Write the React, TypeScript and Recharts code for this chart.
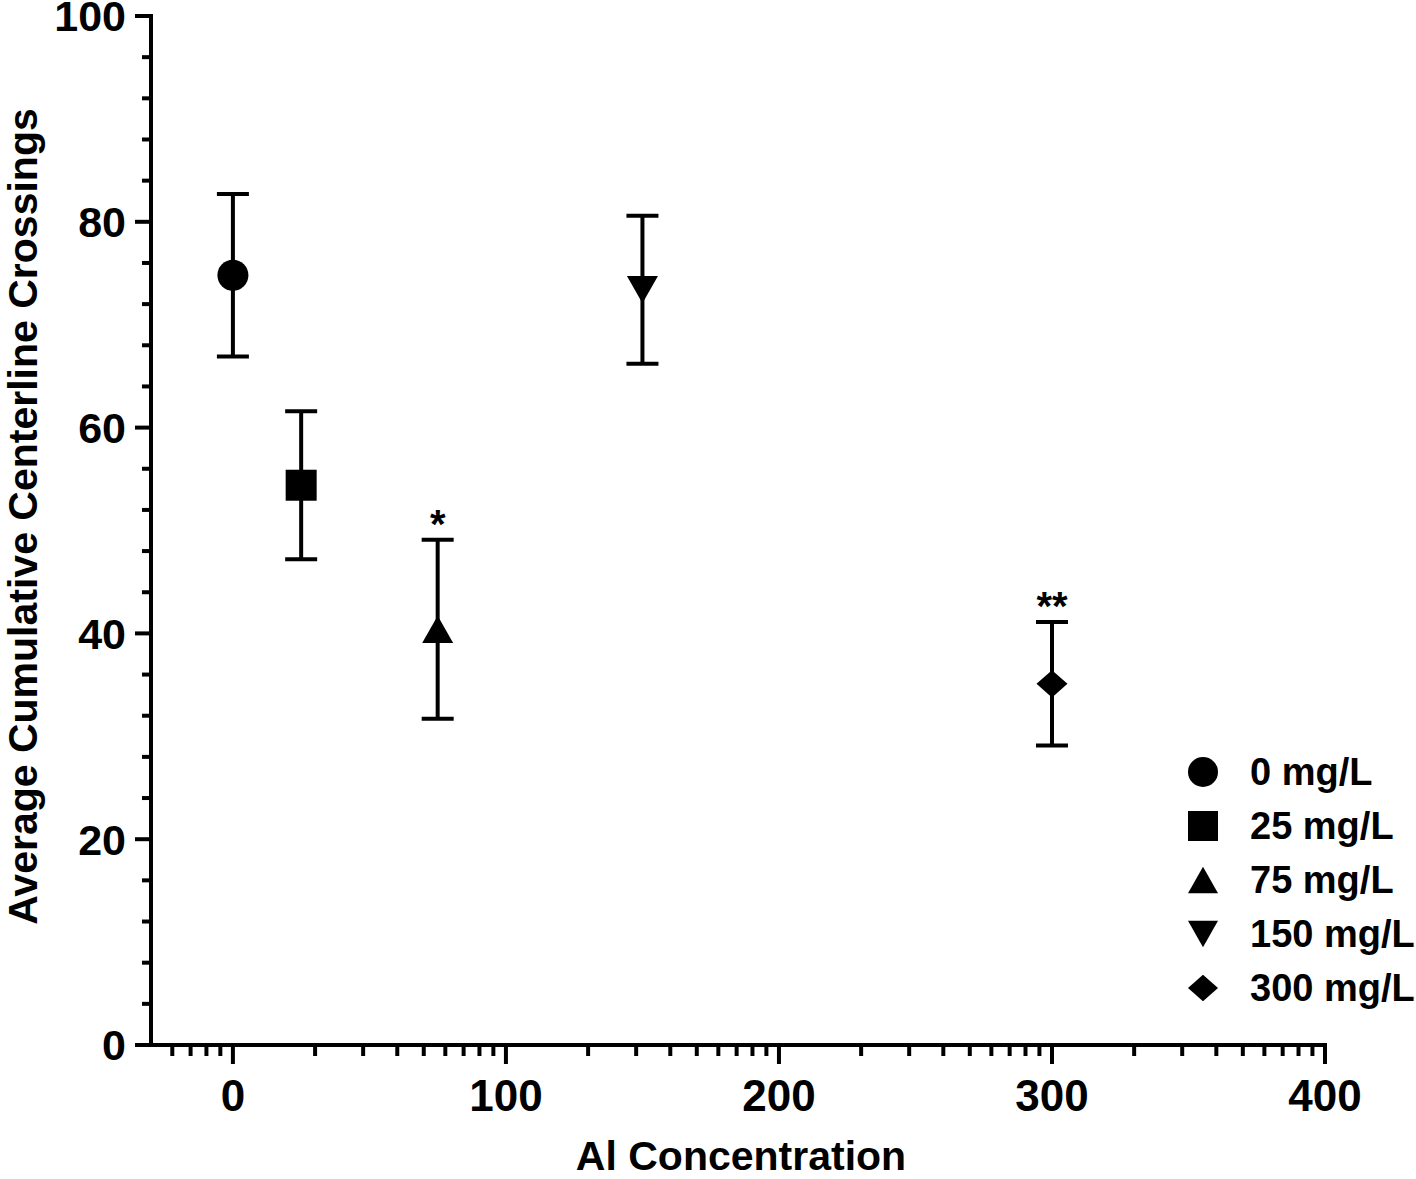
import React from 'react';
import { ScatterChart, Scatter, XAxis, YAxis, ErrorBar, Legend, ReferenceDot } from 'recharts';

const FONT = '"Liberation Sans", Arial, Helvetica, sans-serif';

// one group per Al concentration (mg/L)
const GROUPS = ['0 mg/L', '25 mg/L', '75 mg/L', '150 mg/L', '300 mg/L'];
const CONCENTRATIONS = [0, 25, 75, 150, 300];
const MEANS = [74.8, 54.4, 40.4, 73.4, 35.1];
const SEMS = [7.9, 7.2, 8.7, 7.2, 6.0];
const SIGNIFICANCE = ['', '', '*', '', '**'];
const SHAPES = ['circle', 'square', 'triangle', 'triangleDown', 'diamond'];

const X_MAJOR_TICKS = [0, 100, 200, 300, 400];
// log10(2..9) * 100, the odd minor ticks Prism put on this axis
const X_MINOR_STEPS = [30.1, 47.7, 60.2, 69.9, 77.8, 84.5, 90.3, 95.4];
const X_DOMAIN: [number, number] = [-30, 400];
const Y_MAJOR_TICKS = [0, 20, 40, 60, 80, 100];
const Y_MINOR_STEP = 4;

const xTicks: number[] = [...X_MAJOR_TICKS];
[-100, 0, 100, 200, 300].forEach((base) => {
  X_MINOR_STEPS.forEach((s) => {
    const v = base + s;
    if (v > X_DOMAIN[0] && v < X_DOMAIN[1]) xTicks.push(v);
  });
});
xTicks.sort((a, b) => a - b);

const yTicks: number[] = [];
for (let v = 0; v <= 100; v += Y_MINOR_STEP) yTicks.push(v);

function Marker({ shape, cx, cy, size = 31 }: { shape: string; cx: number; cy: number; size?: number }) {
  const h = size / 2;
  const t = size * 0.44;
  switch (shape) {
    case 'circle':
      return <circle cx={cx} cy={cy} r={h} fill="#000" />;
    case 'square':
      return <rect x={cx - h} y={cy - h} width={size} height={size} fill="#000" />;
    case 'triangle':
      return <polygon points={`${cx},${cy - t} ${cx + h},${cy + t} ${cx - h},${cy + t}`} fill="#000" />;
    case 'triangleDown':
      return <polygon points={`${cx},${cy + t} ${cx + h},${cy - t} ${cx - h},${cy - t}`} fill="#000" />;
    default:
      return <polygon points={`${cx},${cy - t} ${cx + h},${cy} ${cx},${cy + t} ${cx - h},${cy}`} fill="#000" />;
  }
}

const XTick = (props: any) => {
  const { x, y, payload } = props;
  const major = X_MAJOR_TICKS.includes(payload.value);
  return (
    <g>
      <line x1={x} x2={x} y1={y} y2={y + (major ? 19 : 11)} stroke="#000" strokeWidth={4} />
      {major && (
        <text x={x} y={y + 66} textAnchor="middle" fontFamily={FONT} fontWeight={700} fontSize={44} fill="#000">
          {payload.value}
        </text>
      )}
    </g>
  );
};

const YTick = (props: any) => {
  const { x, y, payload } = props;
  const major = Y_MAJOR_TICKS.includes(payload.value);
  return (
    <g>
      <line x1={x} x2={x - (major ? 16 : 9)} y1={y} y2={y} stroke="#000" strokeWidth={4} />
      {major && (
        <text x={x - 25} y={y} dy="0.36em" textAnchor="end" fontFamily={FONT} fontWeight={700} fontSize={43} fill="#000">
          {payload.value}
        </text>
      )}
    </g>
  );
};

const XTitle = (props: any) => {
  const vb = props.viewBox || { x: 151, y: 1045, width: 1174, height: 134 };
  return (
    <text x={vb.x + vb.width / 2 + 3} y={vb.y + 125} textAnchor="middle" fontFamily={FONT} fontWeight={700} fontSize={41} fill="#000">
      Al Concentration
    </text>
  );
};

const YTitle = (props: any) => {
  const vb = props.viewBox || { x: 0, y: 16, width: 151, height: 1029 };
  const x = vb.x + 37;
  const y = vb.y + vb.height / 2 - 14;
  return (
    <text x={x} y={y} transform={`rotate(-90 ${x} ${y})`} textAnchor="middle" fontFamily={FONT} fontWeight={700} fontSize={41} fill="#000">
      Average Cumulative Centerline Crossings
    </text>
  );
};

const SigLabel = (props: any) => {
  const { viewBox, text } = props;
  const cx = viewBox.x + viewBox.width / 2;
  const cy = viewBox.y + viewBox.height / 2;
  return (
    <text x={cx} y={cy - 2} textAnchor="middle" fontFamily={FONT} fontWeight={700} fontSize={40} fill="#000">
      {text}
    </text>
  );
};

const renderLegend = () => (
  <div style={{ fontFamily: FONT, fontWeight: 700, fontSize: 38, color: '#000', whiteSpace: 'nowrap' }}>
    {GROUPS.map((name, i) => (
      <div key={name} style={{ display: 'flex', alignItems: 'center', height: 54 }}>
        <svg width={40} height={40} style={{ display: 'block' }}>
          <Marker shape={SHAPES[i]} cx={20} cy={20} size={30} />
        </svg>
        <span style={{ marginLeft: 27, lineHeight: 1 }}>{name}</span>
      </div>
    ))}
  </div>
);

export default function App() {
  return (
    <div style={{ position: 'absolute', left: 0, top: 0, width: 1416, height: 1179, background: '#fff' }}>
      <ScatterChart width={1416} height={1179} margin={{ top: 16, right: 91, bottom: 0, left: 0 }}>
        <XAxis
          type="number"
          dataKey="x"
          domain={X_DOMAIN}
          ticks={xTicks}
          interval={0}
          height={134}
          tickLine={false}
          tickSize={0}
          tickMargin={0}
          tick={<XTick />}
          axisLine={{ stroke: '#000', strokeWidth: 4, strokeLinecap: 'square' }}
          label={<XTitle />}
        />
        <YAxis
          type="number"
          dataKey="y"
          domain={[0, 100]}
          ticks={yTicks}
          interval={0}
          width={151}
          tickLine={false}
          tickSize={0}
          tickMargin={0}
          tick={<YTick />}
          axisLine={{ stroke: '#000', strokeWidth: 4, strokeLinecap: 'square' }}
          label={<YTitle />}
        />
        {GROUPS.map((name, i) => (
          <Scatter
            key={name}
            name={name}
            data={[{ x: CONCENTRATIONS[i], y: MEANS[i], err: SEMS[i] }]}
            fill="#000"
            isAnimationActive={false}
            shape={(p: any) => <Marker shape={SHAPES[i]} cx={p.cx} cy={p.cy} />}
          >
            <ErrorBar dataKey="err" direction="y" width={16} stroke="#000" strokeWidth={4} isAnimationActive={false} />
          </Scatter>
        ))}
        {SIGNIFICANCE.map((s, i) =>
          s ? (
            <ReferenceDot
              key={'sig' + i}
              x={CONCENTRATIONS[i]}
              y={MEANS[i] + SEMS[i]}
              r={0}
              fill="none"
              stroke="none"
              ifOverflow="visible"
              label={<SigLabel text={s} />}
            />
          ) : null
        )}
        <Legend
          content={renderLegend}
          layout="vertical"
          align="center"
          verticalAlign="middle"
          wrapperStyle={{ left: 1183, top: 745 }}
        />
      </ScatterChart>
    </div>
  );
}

◆ Exercise details
Please reproduce the listing exactly from its opening line through the line that contains "const Y_MINOR_STEP = 4;", both included, with all pictures omitted.

◆ Written reply
Write the React, TypeScript and Recharts code for this chart.
import React from 'react';
import { ScatterChart, Scatter, XAxis, YAxis, ErrorBar, Legend, ReferenceDot } from 'recharts';

const FONT = '"Liberation Sans", Arial, Helvetica, sans-serif';

// one group per Al concentration (mg/L)
const GROUPS = ['0 mg/L', '25 mg/L', '75 mg/L', '150 mg/L', '300 mg/L'];
const CONCENTRATIONS = [0, 25, 75, 150, 300];
const MEANS = [74.8, 54.4, 40.4, 73.4, 35.1];
const SEMS = [7.9, 7.2, 8.7, 7.2, 6.0];
const SIGNIFICANCE = ['', '', '*', '', '**'];
const SHAPES = ['circle', 'square', 'triangle', 'triangleDown', 'diamond'];

const X_MAJOR_TICKS = [0, 100, 200, 300, 400];
// log10(2..9) * 100, the odd minor ticks Prism put on this axis
const X_MINOR_STEPS = [30.1, 47.7, 60.2, 69.9, 77.8, 84.5, 90.3, 95.4];
const X_DOMAIN: [number, number] = [-30, 400];
const Y_MAJOR_TICKS = [0, 20, 40, 60, 80, 100];
const Y_MINOR_STEP = 4;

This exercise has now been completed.